Former NFL star Ray Rice, who saw his career unwind in the aftermath of an aggravated assault indictment for punching his wife in an elevator, spoke out against domestic violence and sexual assault of women at the Big 12’s “State of College Athletics” forum on Wednesday alongside several key figures including league commissioner Bob Bowlsby.
Rice, who has turned his life around in quest of an NFL redemption, said in his heyday he was “so concerned with being the man instead of being a man. … There are rules for life as a man, and the No. 1 rule is never put your hands on a woman.”
Rice, speaking specifically about the culture on college campuses such as Baylor, said sexual assault is an “epidemic” and offered his take at part of the solution at the college level.
He noted that “the teams that get it are the ones who hold themselves accountable” and believes players must police themselves outside of the locker room.
“If someone witnessed a rape,” Rice said, before emotionally pausing. “That team has to be unified not just in the locker room. It’s society, too. You can’t just say, ‘that’s my teammate having a good time.’ Because a lot of guys forget who they are once they’re out of the locker room.”

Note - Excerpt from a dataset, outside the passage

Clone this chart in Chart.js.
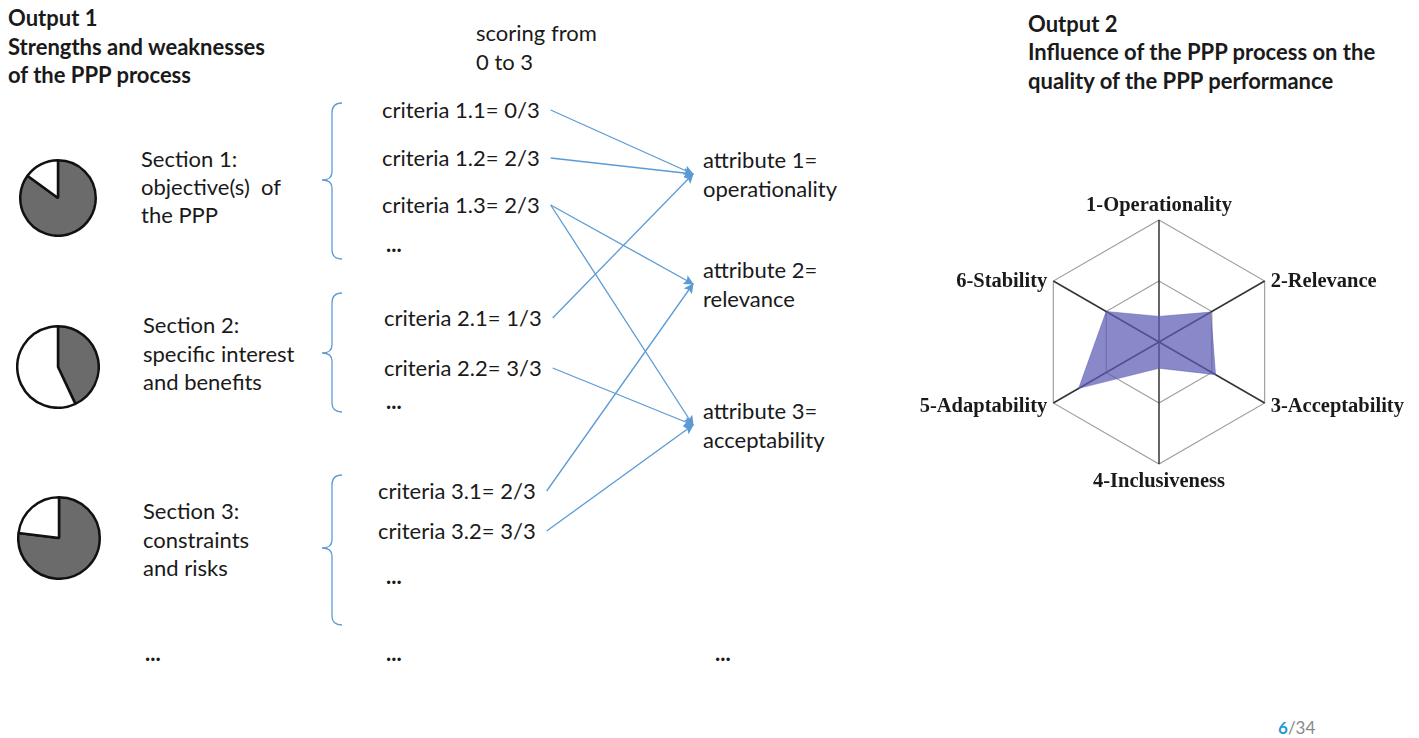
<!DOCTYPE html>
<html>
<head>
<meta charset="utf-8">
<script src="https://cdn.jsdelivr.net/npm/chart.js@4.4.0/dist/chart.umd.min.js"></script>
<style>
  body { margin: 0; background: #fff; }
  #page { position: relative; width: 1419px; height: 738px; overflow: hidden; font-family: Lato, "Open Sans", sans-serif; color: #1a1a1a; }
  .t { position: absolute; white-space: pre; font-size: 22px; line-height: 26px; }
  .b { font-weight: bold; }
  canvas { position: absolute; }
  svg { position: absolute; left: 0; top: 0; }
</style>
</head>
<body>
<div id="page">
  <svg id="links" width="1419" height="738">
    <defs>
      <marker id="head" viewBox="0 0 10 10" refX="9" refY="5" markerWidth="10" markerHeight="10" orient="auto" markerUnits="userSpaceOnUse">
        <path d="M0,0 L10,5 L0,10 L2,5 z" fill="#5b9bd5"/>
      </marker>
    </defs>
    <g fill="none" stroke="#5b9bd5" stroke-width="1.3">
      <path d="M342,103 Q332,103 332,113 L332,172 Q332,180 322,180 Q332,180 332,188 L332,250 Q332,259 342,259"/>
      <path d="M342,293 Q332,293 332,303 L332,345 Q332,353 322,353 Q332,353 332,361 L332,403 Q332,412 342,412"/>
      <path d="M342,475 Q332,475 332,485 L332,540 Q332,548 322,548 Q332,548 332,556 L332,616 Q332,625 342,625"/>
    </g>
    <g id="arrows" stroke="#5b9bd5" stroke-width="1.3"></g>
  </svg>
  <canvas id="pie1" width="78" height="78" style="left:19px;top:159px"></canvas>
  <canvas id="pie2" width="84" height="84" style="left:16px;top:325px"></canvas>
  <canvas id="pie3" width="84" height="84" style="left:17px;top:496px"></canvas>
  <canvas id="radar" width="500" height="330" style="left:909px;top:177px"></canvas>
  <div class="t" style="left:1278px;top:718px;font-size:17px;line-height:20px"><span style="color:#1f9ad6;font-weight:bold">6</span><span style="color:#888">/34</span></div>
</div>
<script>
// scores of the criteria
const criteriaIds = ['1.1', '1.2', '1.3', '2.1', '2.2', '3.1', '3.2'];
const criteriaScores = [0, 2, 2, 1, 3, 2, 3];
const attributeNames = ['operationality', 'relevance', 'acceptability'];
// criterion index -> attribute index
const links = [[0, 0], [1, 0], [2, 1], [2, 2], [3, 0], [4, 2], [5, 1], [6, 2]];

// share of the dark slice in each section pie (%)
const sectionShares = [85, 43, 77];

const radarLabels = ['1-Operationality', '2-Relevance', '3-Acceptability', '4-Inclusiveness', '5-Adaptability', '6-Stability'];
const radarValues = [0.42, 0.98, 1.07, 0.43, 1.52, 1.0];

const page = document.getElementById('page');
function text(str, x, y, cls) {
  const d = document.createElement('div');
  d.className = 't' + (cls ? ' ' + cls : '');
  d.style.left = x + 'px';
  d.style.top = (y - 13) + 'px';
  d.textContent = str;
  page.appendChild(d);
  return d;
}

// headings
text('Output 1', 8, 18, 'b');
text('Strengths and weaknesses', 8, 47, 'b');
text('of the PPP process', 8, 75, 'b');
text('Output 2', 1028, 24, 'b');
text('Influence of the PPP process on the', 1028, 52, 'b');
text('quality of the PPP performance', 1028, 81, 'b');
text('scoring from', 476, 33);
text('0 to 3', 476, 62);

// sections
text('Section 1:', 141, 159); text('objective(s)  of', 141, 187); text('the PPP', 141, 215);
text('Section 2:', 143, 325); text('specific interest', 143, 354); text('and benefits', 143, 382);
text('Section 3:', 143, 511); text('constraints', 143, 540); text('and risks', 143, 568);

// criteria
const critPos = [[382, 110], [382, 158], [382, 205], [384, 318], [384, 368], [378, 491], [378, 531]];
const critEls = criteriaIds.map((id, i) =>
  text('criteria ' + id + '= ' + criteriaScores[i] + '/3', critPos[i][0], critPos[i][1]));

// attributes
const attrPos = [[703, 160], [703, 270], [703, 411]];
const attrEls = attributeNames.map((name, i) => {
  text('attribute ' + (i + 1) + '=', attrPos[i][0], attrPos[i][1]);
  return text(name, attrPos[i][0], attrPos[i][1] + 29);
});

// ellipses
[[386, 244], [386, 401], [386, 576], [145, 653], [386, 653], [715, 653]].forEach(p => text('...', p[0], p[1], 'b'));

// arrows from criteria to attributes
const pr = page.getBoundingClientRect();
const g = document.getElementById('arrows');
links.forEach(([c, a]) => {
  const r1 = critEls[c].getBoundingClientRect();
  const r2 = attrEls[a].getBoundingClientRect();
  const x1 = r1.right - pr.left + 11, y1 = r1.top - pr.top + r1.height / 2;
  const x2 = r2.left - pr.left - 10, y2 = r2.top - pr.top - 2;
  const l = document.createElementNS('http://www.w3.org/2000/svg', 'line');
  l.setAttribute('x1', x1); l.setAttribute('y1', y1);
  l.setAttribute('x2', x2); l.setAttribute('y2', y2);
  l.setAttribute('marker-end', 'url(#head)');
  g.appendChild(l);
});

// section pies
['pie1', 'pie2', 'pie3'].forEach((id, i) => {
  new Chart(document.getElementById(id), {
    type: 'pie',
    data: {
      labels: ['met', 'not met'],
      datasets: [{
        data: [sectionShares[i], 100 - sectionShares[i]],
        backgroundColor: ['#6b6b6b', '#ffffff'],
        borderColor: '#111',
        borderWidth: 2.5
      }]
    },
    options: {
      responsive: false,
      animation: false,
      plugins: { legend: { display: false }, tooltip: { enabled: false } }
    }
  });
});

// point labels sit beside the side vertices, not above them
const sideLabels = {
  id: 'sideLabels',
  afterDraw(chart) {
    const scale = chart.scales.r;
    const ctx = chart.ctx;
    ctx.save();
    ctx.font = 'bold 20.5px "Liberation Serif", "Times New Roman", serif';
    ctx.fillStyle = '#1a1a1a';
    chart.data.labels.forEach((lab, i) => {
      const p = scale.getPointPosition(i, scale.drawingArea + 7);
      const dx = p.x - scale.xCenter;
      let y = p.y;
      if (Math.abs(dx) < 1) {
        ctx.textAlign = 'center';
        ctx.textBaseline = p.y < scale.yCenter ? 'bottom' : 'top';
        if (p.y < scale.yCenter) y += 3;
      } else {
        ctx.textAlign = dx > 0 ? 'left' : 'right';
        ctx.textBaseline = 'middle';
        if (p.y < scale.yCenter) y += 4;
      }
      ctx.fillText(lab, p.x, y);
    });
    ctx.restore();
  }
};

// attribute radar
new Chart(document.getElementById('radar'), {
  type: 'radar',
  data: {
    labels: radarLabels,
    datasets: [{
      data: radarValues,
      backgroundColor: 'rgba(92,92,182,0.72)',
      borderColor: 'rgba(92,92,182,0.5)',
      borderWidth: 1,
      pointRadius: 0
    }]
  },
  options: {
    responsive: false,
    animation: false,
    layout: { padding: { top: 43, bottom: 43 } },
    plugins: { legend: { display: false }, tooltip: { enabled: false } },
    scales: {
      r: {
        min: 0,
        max: 2,
        ticks: { stepSize: 1, display: false },
        grid: { color: '#a0a0a0', lineWidth: 1.2 },
        angleLines: { color: '#333', lineWidth: 1.5 },
        pointLabels: { display: false }
      }
    }
  },
  plugins: [sideLabels]
});
</script>
</body>
</html>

Rice, who played in college at Rutgers, added that discussions about sexual assault and domestic violence — within teams in high school, college and professionally — need to take place at the right time, when players will actually pay attention, noting that oftentimes players don’t listen during educational and informational exercises because of fatigue or poor timing.
Bowlsby also hammered that point home, saying in reference to a sexual assault scandal like the one at Big 12 member Baylor: “The short answer is, everybody is accountable.”
“There are those that do a very good job and those who do a very poor or superficial job,” Bowlsby said. “It’s a check the box exercise. It’s very different than creating a culture in the locker room of understanding what consent is. …You’d like to have a culture that transcended that structure.”
Bowlsby and panel members specifically did not refer to alleged offenders or schools by name at the forum.
CBS journalist Armen Keteyian, who moderated the forum, pointed out three issues as part of the problem: Alcohol, the entitlement of a popular athlete and the complication of consent.
Brenda Tracy, a rape survivor and prominent advocate, offered a much simpler take.
“The only thing that causes a rape is a rapist,” she said. “The rapist makes a decision to violate someone else’s body without consent. We have to stop re-framing this around alcohol.”
Sergeant Byron Fassett of the Dallas Police Department said it’s a cultural issue, not just an issue in sports.
“We can’t arrest our way out of this problem,” he said. “We can put abusers in jail. But it’s about our culture. Our colleges represent society. …College is microcosm of society. It’s a really good way to deal with this issue. …We have to acknowledge that this is a cultural problem first.”